I was reading M,Golubitsky & V.Guillemin's book Stable Mappings and Their Singularities ,in theorem 2.7 (page 40)
Which construct the smooth structure on Jet bundle as follows:
Let $U$ be the domain for a chart $\phi$ on $X$ and $V$ be the domain for a chart $\psi$ on $Y$. Let $U^{\prime}=\phi(U)$ and $V^{\prime}=\psi(V)$. Then $\left(\phi^{-1}\right)^{*} \psi_{*}: J^{k}(U, V) \rightarrow$ $J^{k}\left(U^{\prime}, V^{\prime}\right)$ and $\tau_{u, v} \equiv T_{U^{\prime}, V^{\prime}} \cdot\left(\phi^{-1}\right)^{*} \psi_{*}: J^{k}(U, V) \rightarrow U^{\prime} \times V^{\prime} \times B_{n, m}^{k} .$ Give $J^{k}(X, Y)$ the manifold structure induced by declaring that $\tau_{u, v}$ is a chart.

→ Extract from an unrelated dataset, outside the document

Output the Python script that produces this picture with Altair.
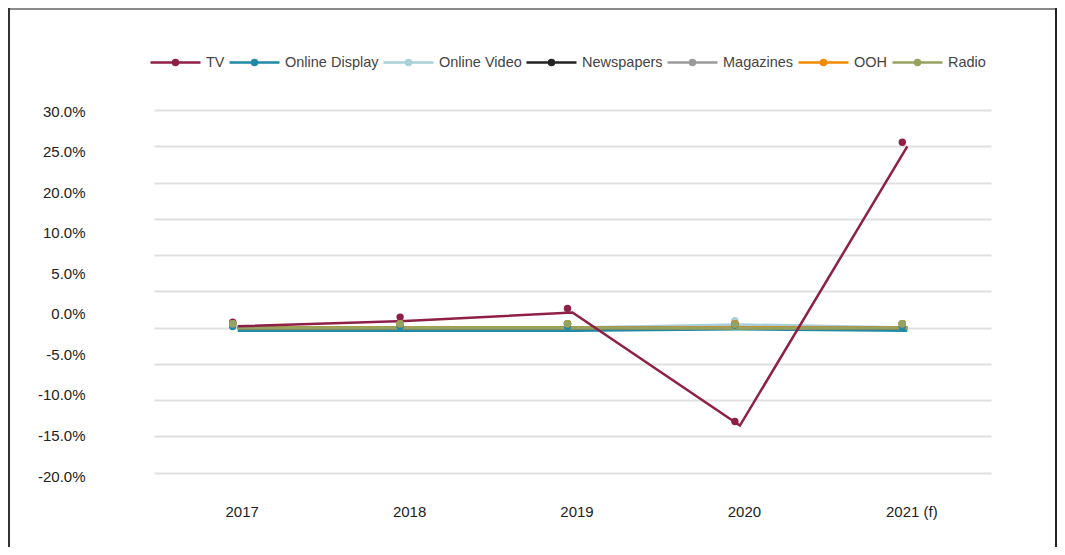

Which needs to prove transition is smooth then.
I found a post here that has exactly the same question,here.
My question is on the $J^{k}(U,V) \subset J^k(X,Y)$,if we take bump function multiply with $f$ which needs not to have compact support,which means it needs not coincide with $f$ on whole $U$?